Altice USA Inc. CEO Dexter Goei said on the company's July 31 earnings call that the impending launch of the company's mobile service is "now imminent with multiple network and handset partnerships in place."
Goei's comments are consistent with previous commentary he has made around timing for a summer launch of the mobile service. The service will rely in part on a full mobile virtual network operator agreement with Sprint Corp., under which Altice has access to Sprint's network capacity and Sprint has access to Altice's wired network infrastructure, including its fiber footprint.
Goei also said that Altice's mobile partnership with Sprint will be expanded to the new T-Mobile US Inc. network and that it will include 5G services. The U.S. Department of Justice on July 26 conditionally approved T-Mobile's pending merger with Sprint on the condition that the combined entity divests multiple wireless assets. The settlement agreement, which must be approved in court, paves the way for broad federal approval of the wireless combination.
Goei added that Altice expects its agreement with Sprint to get extended for the life of the Justice Department's consent decree with T-Mobile and Sprint, which would be seven years from the date of the deal closing. Thus, he said the consent decree can be seen as essentially a four-year extension of Altice's existing agreement with Sprint.
Also during the call, Goei gave an update on the possible sale of the company's Lightpath fiber business, saying Altice continues to review "strategic alternatives" and that its process is ongoing.
Goei called a potential Lightpath transaction "an opportunistic situation," but noted a sale is not a "must-do," given that Altice likes the current trajectory of the business.
New York-based private equity firm Stonepeak Partners LP was nearing a deal to acquire a minority stake in Lightpath in a transaction that would value the fiber business at about $3 billion, Bloomberg News reported July 24. According to the report, Altice USA would retain a majority stake in Lightpath under such a transaction.
For the quarter, Altice USA reported revenue of $2.45 billion, up 3.7% year over year, driven by increases in residential, business services and advertising revenue.
The net income attributable to Altice USA shareholders grew to $86.4 million, or 13 cents per share, in the second quarter, as compared to a net loss of $97.9 million, or 13 cents per share, in the year-ago period.
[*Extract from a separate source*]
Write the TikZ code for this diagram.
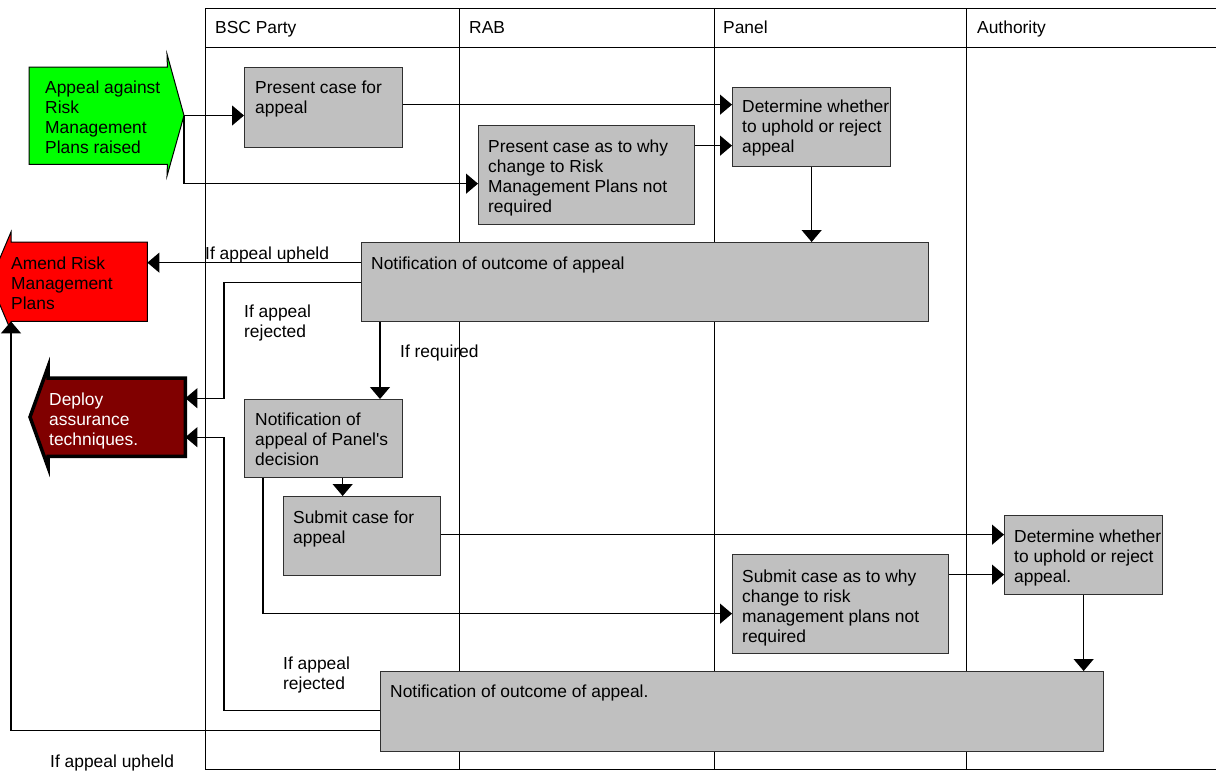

The S&P Global Market Intelligence consensus EPS estimate for the period was 15 cents on a normalized basis and 14 cents on a GAAP basis.
In terms of customers, Altice USA recorded a net loss of 21,000 video customers, as compared to a loss of 24,000 in the year-ago period. Altice USA also added 13,000 net broadband customers versus net additions of 10,000 in the second quarter of 2018.
Despite a trend of de-emphasizing video customers across many major cable companies, Goei said video remains a "profitable product" and a "very core product." Goei added that Altice's perspective on video may be different than competitors because it has a unique footprint in the New York area, which is a very high video bundle consumption market.
The company adjusted its full-year guidance, projecting 3.0% to 3.5% year-over-year revenue growth in 2019, up from prior guidance of 2.5% to 3.0%.
Altice also announced a new three-year, $5 billion share buyback program. Altice repurchased $600 million of its shares during the second quarter. The company is targeting $1.5 billion in share repurchases for the full year, of which it completed $1.2 billion in the first half of 2019.